(no title)
zafiro17 | 3 years ago
I was a volunteer in rural Central America from 1998-2000 and shortwave radio was an important news source for me (but already a VERY niche medium, even then). Nights I dialed in VOA and then found a lot of other interesting things too, from Cuba to broadcasts from Spain, Germany, and Indonesia. It was all fun and exciting.
Ten years later I began a decade of work overseas in rural West Africa. I dutifully brought my shortwave with me, only this time I found close to nothing on the airwaves. Some crazy religious broadcasts here and there, but nothing. I looked around and can confirm that in ten years of living in Africa (with a lot of West African friends and colleagues) not a single one of them had or used shortwave, or even really had any awareness that it existed. The number one media source even then was FM radio tuned in over cheap Chinese FM radios or over FM radio apps on cell phones.
I've still got a shortwave and occasionally scan the frequencies from my hammock here in North Carolina. But there is really not much there (religious stuff still being one exception). I ask myself, if rural West Africans aren't listening to shortwave anymore, really who is?
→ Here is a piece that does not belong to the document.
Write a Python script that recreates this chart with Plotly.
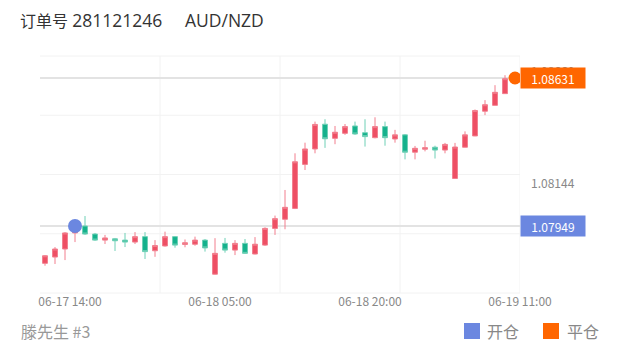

This article answers it: a few pockets remain, like Nigeria and Myanmar. But the shortwave era ended: everyone who left shortwave never came back, even when newer methods failed. Guess it was fun while it lasted :)
bobochan|3 years ago
My shortwave broke in transit home, but I picked up a new one around 2000, just in time for the BBC to end its broadcasts to North America. That really signaled the beginning of the end as other broadcasters cut back or eliminated their broadcasts.